The first general election was held with little government interference. Parliament may be assumed to have expressed the will of the nation when it repealed Henry's treason and heresy laws, the ancient act De Haeretico comburendo, the Act of the Six Articles, and the Statute of Proclamations.

To ascertain exactly what, at a given time, is the "public opinion" of a political group, is one of the most difficult tasks of the historian.[1] Even nowadays it is certain that the will of the majority is frequently not reflected either in the acts of the legislature or in the newspaper press. It cannot even be said that the wishes of the majority are always public opinion. In expressing the voice of the people there is generally some section more vocal, more powerful on account {311} of wealth or intelligence, and more deeply in earnest than any other; and this minority, though sometimes a relatively small one, imposes its will in the name of the people and identifies its voice with the voice of God.

[Sidenote: Protestant public opinion]

Therefore, when we read the testimony of contemporaries that the majority of England was still Catholic by the middle of the sixteenth century, a further analysis of popular opinion must be made to account for the apparently spontaneous rush of the Reformation. Some of these estimates are doubtless exaggerations, as that of Paget who wrote in 1549 that eleven Englishmen out of twelve were Catholics. But conceding, as we must, that a considerable majority was still anti-Protestant, it must be remembered that this majority included most of the indifferent and listless and almost all those who held their opinions for no better reason than they had inherited them and refused the trouble of thinking about them. Nearly the solid north and west, the country districts and the unrepresented and mute proletariat of the cities, counted as Catholic but hardly counted for anything else. The commercial class of the towns and the intellectual class, which, though relatively small, then as now made public opinion as measured by all ordinary tests, was predominantly and enthusiastically Protestant.

If we analyse the expressed wishes of England, we shall find a mixture of real religious faith and of worldly, and sometimes discreditable, motives. A new party always numbers among its constituency not only those who love its principles but those who hate its opponents. With the Protestants were a host of allies varying from those who detested Rome to those who repudiated all religion.

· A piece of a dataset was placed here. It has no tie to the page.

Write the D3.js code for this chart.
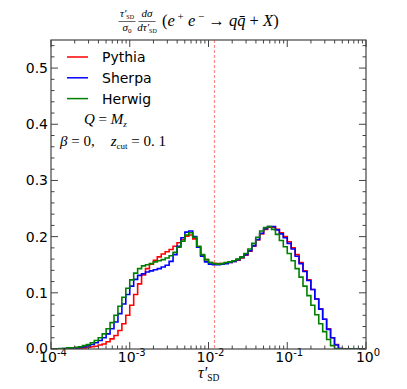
<!DOCTYPE html>
<html>
<head>
<meta charset="utf-8">
<script src="https://cdn.jsdelivr.net/npm/d3@7"></script>
<style>
body { margin: 0; background: #fff; }
svg { display: block; }
</style>
</head>
<body>
<div id="chart"></div>
<script>
// log10 bin edges, 20 bins per decade from 1e-4 to 1
var binLogStart = -4;
var binLogStep = 0.05;
var nBins = 80;

var seriesNames = ["Pythia", "Sherpa", "Herwig"];
var seriesColors = ["#ff0000", "#0000ff", "#008000"];

var pythia = [0,0,0,0,0,0.001,0.001,0.001,0.002,0.003,
  0.004,0.005,0.007,0.009,0.013,0.018,0.024,0.033,0.045,0.060,
  0.078,0.097,0.116,0.132,0.143,0.151,0.158,0.164,0.169,0.173,
  0.177,0.183,0.189,0.195,0.201,0.203,0.196,0.181,0.167,0.159,
  0.154,0.152,0.152,0.152,0.153,0.154,0.156,0.158,0.162,0.167,
  0.174,0.183,0.194,0.205,0.213,0.217,0.217,0.213,0.207,0.200,
  0.191,0.180,0.168,0.154,0.139,0.123,0.106,0.089,0.071,0.053,
  0.036,0.020,0.008,0.001,0,0,0,0,0,0];

var sherpa = [0,0,0,0.001,0.001,0.002,0.002,0.003,0.004,0.006,
  0.008,0.011,0.015,0.020,0.027,0.036,0.048,0.063,0.080,0.097,
  0.112,0.124,0.131,0.134,0.137,0.139,0.141,0.143,0.146,0.149,
  0.156,0.168,0.183,0.198,0.208,0.210,0.200,0.181,0.165,0.155,
  0.151,0.150,0.150,0.151,0.152,0.154,0.156,0.159,0.163,0.168,
  0.175,0.184,0.195,0.206,0.214,0.218,0.218,0.212,0.205,0.198,
  0.188,0.178,0.165,0.152,0.138,0.122,0.106,0.089,0.071,0.053,
  0.035,0.020,0.007,0.001,0,0,0,0,0,0];

var herwig = [0,0,0.001,0.001,0.002,0.002,0.003,0.004,0.006,0.008,
  0.011,0.015,0.020,0.027,0.036,0.047,0.060,0.076,0.092,0.108,
  0.123,0.135,0.143,0.148,0.150,0.152,0.155,0.157,0.159,0.162,
  0.166,0.172,0.181,0.192,0.203,0.207,0.199,0.183,0.168,0.159,
  0.154,0.152,0.151,0.152,0.154,0.155,0.157,0.160,0.164,0.170,
  0.178,0.188,0.199,0.210,0.216,0.218,0.213,0.204,0.193,0.182,
  0.170,0.157,0.143,0.128,0.112,0.095,0.078,0.061,0.045,0.031,
  0.017,0.006,0.001,0,0,0,0,0,0,0];

var yTicks = [0, 0.1, 0.2, 0.3, 0.4, 0.5];
var xDecades = [-4, -3, -2, -1, 0];
var tauCut = 0.0116;

var width = 407, height = 389;
var margin = {top: 40, right: 41, bottom: 40, left: 51};

var svg = d3.select("#chart").append("svg")
  .attr("width", width)
  .attr("height", height);

var x = d3.scaleLog().domain([1e-4, 1]).range([margin.left, width - margin.right]);
var y = d3.scaleLinear().domain([0, 0.55]).range([height - margin.bottom, margin.top]);

var x0 = x.range()[0], x1 = x.range()[1];
var y0 = y.range()[0], y1 = y.range()[1];

// clip for plot area
svg.append("clipPath").attr("id", "plotclip")
  .append("rect").attr("x", x0).attr("y", y1).attr("width", x1 - x0).attr("height", y0 - y1);

// dashed cut line (snapped to the pixel grid so it stays pink)
var xc = Math.round(x(tauCut)) + 0.5;
svg.append("line")
  .attr("x1", xc).attr("x2", xc)
  .attr("y1", y1).attr("y2", y0)
  .attr("stroke", "#ff8a8a")
  .attr("stroke-width", 1.2)
  .attr("stroke-dasharray", "3,2");

// histogram steps
var edges = d3.range(nBins + 1).map(function(i) { return Math.pow(10, binLogStart + i * binLogStep); });
var line = d3.line()
  .x(function(d) { return x(d[0]); })
  .y(function(d) { return y(d[1]); })
  .curve(d3.curveStepAfter);

[pythia, sherpa, herwig].forEach(function(vals, k) {
  var pts = vals.map(function(v, i) { return [edges[i], v]; });
  pts.push([edges[nBins], vals[nBins - 1]]);
  svg.append("path")
    .attr("d", line(pts))
    .attr("fill", "none")
    .attr("stroke", seriesColors[k])
    .attr("stroke-width", 1.6)
    .attr("clip-path", "url(#plotclip)");
});

// axes - ticks inward, all four sides
var axisColor = "#444";
var ax = svg.append("g");

// x major/minor ticks
var minorX = [];
for (var d = -4; d < 0; d++) {
  for (var m = 2; m <= 9; m++) minorX.push(m * Math.pow(10, d));
}
xDecades.forEach(function(e) {
  var xv = x(Math.pow(10, e));
  ax.append("line").attr("x1", xv).attr("x2", xv).attr("y1", y0).attr("y2", y0 - 7).attr("stroke", axisColor);
  ax.append("line").attr("x1", xv).attr("x2", xv).attr("y1", y1).attr("y2", y1 + 7).attr("stroke", axisColor);
  var t = ax.append("text")
    .attr("x", xv + 2).attr("y", y0 + 13)
    .attr("text-anchor", "middle")
    .attr("font-family", "DejaVu Sans")
    .attr("font-size", 14)
    .attr("fill", "#000");
  t.append("tspan").text("10");
  t.append("tspan").attr("dy", -6).attr("font-size", 10).text(e === 0 ? "0" : "-" + (-e));
});
minorX.forEach(function(v) {
  var xv = x(v);
  ax.append("line").attr("x1", xv).attr("x2", xv).attr("y1", y0).attr("y2", y0 - 3.5).attr("stroke", axisColor);
  ax.append("line").attr("x1", xv).attr("x2", xv).attr("y1", y1).attr("y2", y1 + 3.5).attr("stroke", axisColor);
});

// y ticks
var minorY = d3.range(0, 0.55, 0.02).filter(function(v) { return Math.abs(v * 10 - Math.round(v * 10)) > 1e-6; });
yTicks.forEach(function(v) {
  var yv = y(v);
  ax.append("line").attr("x1", x0).attr("x2", x0 + 7).attr("y1", yv).attr("y2", yv).attr("stroke", axisColor);
  ax.append("line").attr("x1", x1).attr("x2", x1 - 7).attr("y1", yv).attr("y2", yv).attr("stroke", axisColor);
  ax.append("text")
    .attr("x", x0 - 3).attr("y", yv + (v === 0 ? 4 : 5))
    .attr("text-anchor", "end")
    .attr("font-family", "DejaVu Sans")
    .attr("font-size", 14)
    .text(d3.format(".1f")(v));
});
minorY.forEach(function(v) {
  var yv = y(v);
  ax.append("line").attr("x1", x0).attr("x2", x0 + 3.5).attr("y1", yv).attr("y2", yv).attr("stroke", axisColor);
  ax.append("line").attr("x1", x1).attr("x2", x1 - 3.5).attr("y1", yv).attr("y2", yv).attr("stroke", axisColor);
});

// frame
svg.append("rect")
  .attr("x", x0).attr("y", y1)
  .attr("width", x1 - x0).attr("height", y0 - y1)
  .attr("fill", "none").attr("stroke", axisColor).attr("stroke-width", 1.2);

// legend
seriesNames.forEach(function(name, k) {
  var ly = 57 + k * 20.8;
  svg.append("line")
    .attr("x1", 67).attr("x2", 88).attr("y1", ly).attr("y2", ly)
    .attr("stroke", seriesColors[k]).attr("stroke-width", 1.5);
  svg.append("text")
    .attr("x", 102).attr("y", ly + 5)
    .attr("font-family", "DejaVu Sans")
    .attr("font-size", 14)
    .text(name);
});

var serif = "Liberation Serif";

// annotations
var q = svg.append("text").attr("x", 84).attr("y", 124)
  .attr("font-family", serif).attr("font-size", 15);
q.append("tspan").attr("font-style", "italic").text("Q");
q.append("tspan").text(" = ");
q.append("tspan").attr("font-style", "italic").text("M");
q.append("tspan").attr("font-style", "italic").attr("font-size", 9).attr("dy", 3).text("z");

var b = svg.append("text").attr("x", 60).attr("y", 146)
  .attr("font-family", serif).attr("font-size", 15);
b.append("tspan").attr("font-style", "italic").text("β");
b.append("tspan").text(" = 0,");
b.append("tspan").attr("dx", 16).attr("font-style", "italic").text("z");
b.append("tspan").attr("font-size", 9).attr("dy", 3).text("cut");
b.append("tspan").attr("dy", -3).text(" = 0. 1");

// title: two stacked fractions then process
var title = svg.append("g").attr("font-family", serif);
function frac(cx, top, bottom) {
  var n = title.append("text").attr("x", cx).attr("y", 17).attr("text-anchor", "middle").attr("font-size", 11);
  top(n);
  title.append("line").attr("x1", cx - 8.5).attr("x2", cx + 8.5).attr("y1", 21.5).attr("y2", 21.5)
    .attr("stroke", "#000").attr("stroke-width", 0.6);
  var dd = title.append("text").attr("x", cx).attr("y", 31).attr("text-anchor", "middle").attr("font-size", 11);
  bottom(dd);
}
frac(127, function(t) {
  t.append("tspan").attr("font-style", "italic").text("τ′");
  t.append("tspan").attr("font-size", 6).attr("dy", 2).text("SD");
}, function(t) {
  t.append("tspan").attr("font-style", "italic").text("σ");
  t.append("tspan").attr("font-size", 7).attr("dy", 1.5).text("0");
});
frac(147, function(t) {
  t.append("tspan").attr("font-style", "italic").text("dσ");
}, function(t) {
  t.append("tspan").attr("font-style", "italic").text("dτ′");
  t.append("tspan").attr("font-size", 6).attr("dy", 2).text("SD");
});
var p = title.append("text").attr("x", 162).attr("y", 26).attr("font-size", 16.5);
p.append("tspan").text("(");
p.append("tspan").attr("font-style", "italic").text("e");
p.append("tspan").attr("font-size", 11).attr("dy", -6).text(" +");
p.append("tspan").attr("font-style", "italic").attr("dy", 6).text(" e");
p.append("tspan").attr("font-size", 11).attr("dy", -6).text(" −");
p.append("tspan").attr("dy", 6).text(" → ");
p.append("tspan").attr("font-style", "italic").text("q");
p.append("tspan").attr("font-style", "italic").text("q̄");
p.append("tspan").text(" + ");
p.append("tspan").attr("font-style", "italic").text("X");
p.append("tspan").text(")");

// x label
var xl = svg.append("text").attr("x", 198).attr("y", 378)
  .attr("font-family", serif).attr("font-size", 16);
xl.append("tspan").attr("font-style", "italic").text("τ′");
xl.append("tspan").attr("font-size", 9.5).attr("dy", 3).text("SD");
</script>
</body>
</html>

Moreover every successful party has a number of hangers-on for the sake of political spoils, and some who follow its fortunes {312} with no purpose save to fish in troubled waters.

But whatever their constituency or relative numbers, the Protestants now carried all before them. In the free religious debate that followed the death of Henry, the press teemed with satires and pamphlets, mostly Protestant. From foreign parts flocked allies, while the native stock of literary ammunition was reinforced by German and Swiss books. In the reign of Edward there were three new translations of Luther's books, five of Melanchthon's, two of Zwingli's, two of Oecolampadius's, three of Bullinger's and four of Calvin's. Many English religious leaders were in correspondence with Bullinger, many with Calvin, and some with Melanchthon. Among the prominent European Protestants called to England during this reign were Bucer and Fagius of Germany, Peter Martyr and Bernardino Ochino of Italy, and the Pole John Laski.

The purification of the churches began promptly. [Sidenote: 1547] Images, roods and stained glass windows were destroyed, while the buildings were whitewashed on the inside, properly to express the austerity of the new cult. Evidence shows that these acts, countenanced by the government, were popular in the towns but not in the country districts.

[Sidenote: Book of Common Prayer, 1549]

Next came the preparation of an English liturgy. The first Book of Common Prayer was the work of Cranmer. Many things in it, including some of the most beautiful portions, were translations from the Roman Breviary; but the high and solemn music of its language must be credited to the genius of its translator. Just as the English Bible popularized the Reformation, so the English Prayer Book strengthened and broadened the hold of the Anglican church. Doctrinally, it was a compromise between Romanism, Lutheranism and Calvinism. Its use was enforced by the Act of Uniformity, [Sidenote: 1549] {313} the first and mildest of the statutes that bore that name. Though it might be celebrated in Greek, Latin or Hebrew as well as in English, priests using any other service were punished with loss of benefices and imprisonment.

At this time there must have been an unrecorded struggle in the Council of Regency between the two religious parties, followed by the victory of the innovators. [Sidenote: End of 1549] The pace of the Reformation was at once increased; between 1550 and 1553 England gave up most of what was left of distinctively medieval Catholicism. For one thing, the marriage of priests was now legalized. [Sidenote: Accelerated Reformation] That public opinion was hardly prepared for this as yet is shown by the act itself in which celibacy of the clergy is declared to be the better condition, and marriage only allowed to prevent vice. The people still regarded priests' wives much as concubines and the government spoke of clergymen as "sotted with their wives and children." There is one other bit of evidence, of a most singular character, showing that this and subsequent Acts of Uniformity were not thoroughly enforced. The test of orthodoxy came to be taking the communion occasionally according to the Anglican rite. This was at first expected of everyone and then demanded by law; but the law was evaded by permitting a conscientious objector to hire a substitute to take communion for him.